Meredith Exec Talks Consumer Control, Fragmented MarketNEW YORK -- Even Steve Lacy, president and chief operating officer of a magazine publishing giant like Meredith Corp., admits that today's consumer is firmly in control.
He said society is becoming much more fragmented, and the media world, with its proliferating television channels and magazines, reflects that. He cited Procter & Gamble's analysis on the demographic and media changes over the past 20 years.
"The consumers have the right to control what they choose, what they listen to, what they ignore, where they shop," Lacy told a large majority of the 500 attendees at the Direct Marketing Association's 19th Annual Circulation Day conference yesterday.
P&G has developed four "consumer is boss" principles, Lacy said.
First, define consumer segments by passion and life stage. Next, create different propositions for them. Third, reach people when and where they are receptive. Finally, work with the retailer during the consumer's first moment of truth -- when the individual is being introduced to the brand.

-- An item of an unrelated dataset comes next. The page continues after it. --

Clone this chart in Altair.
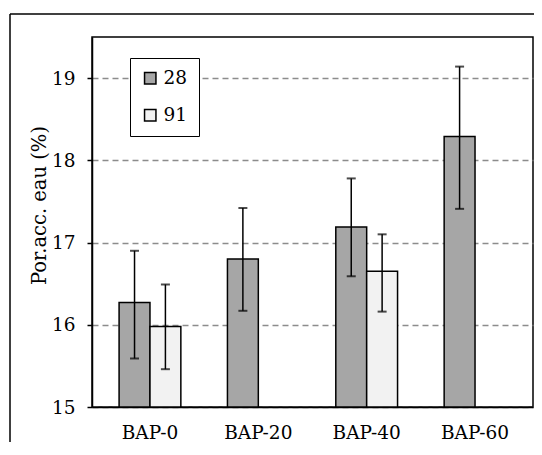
import altair as alt
import pandas as pd

categories = ["BAP-0", "BAP-20", "BAP-40", "BAP-60"]
series = ["28", "91"]
mean_28 = [16.27, 16.80, 17.19, 18.29]
low_28 = [15.59, 16.17, 16.59, 17.41]
high_28 = [16.90, 17.42, 17.78, 19.14]
mean_91 = [15.98, None, 16.65, None]
low_91 = [15.46, None, 16.16, None]
high_91 = [16.49, None, 17.10, None]
y_ticks = [15, 16, 17, 18, 19]
y_base = 15

rows = []
for s, m, lo, hi in [("28", mean_28, low_28, high_28), ("91", mean_91, low_91, high_91)]:
    for c, mv, lv, hv in zip(categories, m, lo, hi):
        if mv is not None:
            rows.append({"cat": c, "series": s, "mean": mv, "low": lv, "high": hv, "base": y_base})
df = pd.DataFrame(rows)

FONT = "DejaVu Serif"
FS = 18.5
W, H = 441, 370
PAD_L = 84

x_enc = alt.X("cat:N", sort=categories, title=None,
              scale=alt.Scale(paddingInner=0.43, paddingOuter=0.25),
              axis=alt.Axis(labelAngle=0, ticks=False, labelPadding=16, domainColor="black",
                            domainWidth=1.5, labelFontSize=FS, labelFont=FONT, labelColor="black"))
xo_enc = alt.XOffset("series:N", sort=series, scale=alt.Scale(paddingInner=0, paddingOuter=0))

y_scale = alt.Scale(domain=[15, 19.5], nice=False, zero=False)

one = alt.Data(values=[{"a": 1}])
frame_top = alt.Chart(one).mark_rule(color="black", strokeWidth=1.5).encode(
    x=alt.value(2 - PAD_L), x2=alt.value(W + 1), y=alt.value(-23))
frame_left = alt.Chart(one).mark_rule(color="black", strokeWidth=1.5).encode(
    x=alt.value(2 - PAD_L), y=alt.value(-23), y2=alt.value(H + 35))

bars = alt.Chart(df).mark_bar(stroke="black", strokeWidth=1.5).encode(
    x=x_enc,
    xOffset=xo_enc,
    y=alt.Y("mean:Q", title="Por.acc. eau (%)", scale=y_scale,
            axis=alt.Axis(values=y_ticks, format="d", tickSize=5, tickColor="black", tickWidth=1.5,
                          domainColor="black", domainWidth=1.5, labelPadding=12,
                          labelFontSize=FS, labelFont=FONT, labelColor="black",
                          grid=True, gridDash=[6, 4], gridColor="#8c8c8c", gridWidth=1.5,
                          titleFont=FONT, titleFontSize=19.5, titleFontWeight="normal",
                          titleColor="black", titleX=-53, titleY=168, titleAngle=-90,
                          titleAlign="center", titleBaseline="middle")),
    y2=alt.Y2("base:Q"),
    color=alt.Color("series:N", sort=series,
                    scale=alt.Scale(domain=series, range=["#a6a6a6", "#f2f2f2"]),
                    legend=alt.Legend(title=None, orient="none", legendX=38, legendY=21,
                                      symbolType="square", symbolSize=130,
                                      symbolStrokeColor="black", symbolStrokeWidth=1.5,
                                      labelFont=FONT, labelFontSize=FS, labelColor="black",
                                      strokeColor="black", fillColor="white", padding=11,
                                      rowPadding=18, labelOffset=4)),
)

rules = alt.Chart(df).mark_rule(color="black", strokeWidth=1.5).encode(
    x=alt.X("cat:N", sort=categories),
    xOffset=xo_enc,
    y="low:Q",
    y2="high:Q",
)

caps_lo = alt.Chart(df).mark_tick(color="black", thickness=2, size=9).encode(
    x=alt.X("cat:N", sort=categories),
    xOffset=xo_enc,
    y="low:Q",
)
caps_hi = alt.Chart(df).mark_tick(color="black", thickness=2, size=9).encode(
    x=alt.X("cat:N", sort=categories),
    xOffset=xo_enc,
    y="high:Q",
)

chart = alt.layer(frame_top, frame_left, bars, rules, caps_lo, caps_hi).properties(
    width=W, height=H,
    autosize=alt.AutoSizeParams(type="none"),
    padding={"left": PAD_L, "top": 29, "right": 1, "bottom": 35},
    background="white",
).configure_view(stroke="black", strokeWidth=1.5)

chart.save("out.html", embed_options={"renderer": "svg", "actions": False})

In this world, it is critical for publishers to use all media at hand. Meredith's American Baby title uses baby fairs to service its various audiences better. The magazine brand, which gets 2 million new-mother subscriptions yearly, also has a strong Web presence.
The publisher takes advantage of books to reach niche audiences such as scrapbook enthusiasts. Other tactics in use are sweepstakes, tie-ins with home improvement retailers to hold how-to classes and radio syndications.
Lacy said magazines must act like brands, which they often don't. Better Homes and Gardens has mastered the art of leveraging its name across several platforms.
"For every dollar of advertising from Better Homes and Gardens, another dollar is generated around the brand," Lacy said.
Technology is another area of importance. Meredith invested $10 million in the past 2 1/2 years in consumer database technology.
Lacy said such steps were necessary due to several events in the magazine business. These include the loss of agent subscriptions, falling sales at newsstands, telemarketing restrictions and regulations with online solicitations. State-level restrictions on direct mail, postal rate increases next year and paper price increases this year are extra hurdles.
Add to those miseries greater scrutiny from auditors over fudged circulation numbers at several large publishers. The integrity of the publishing industry is at stake.
Over and above those concerns, publishers must continue to focus on long-term profitability and direct-to-publisher subscription acquisition sources, Lacy said.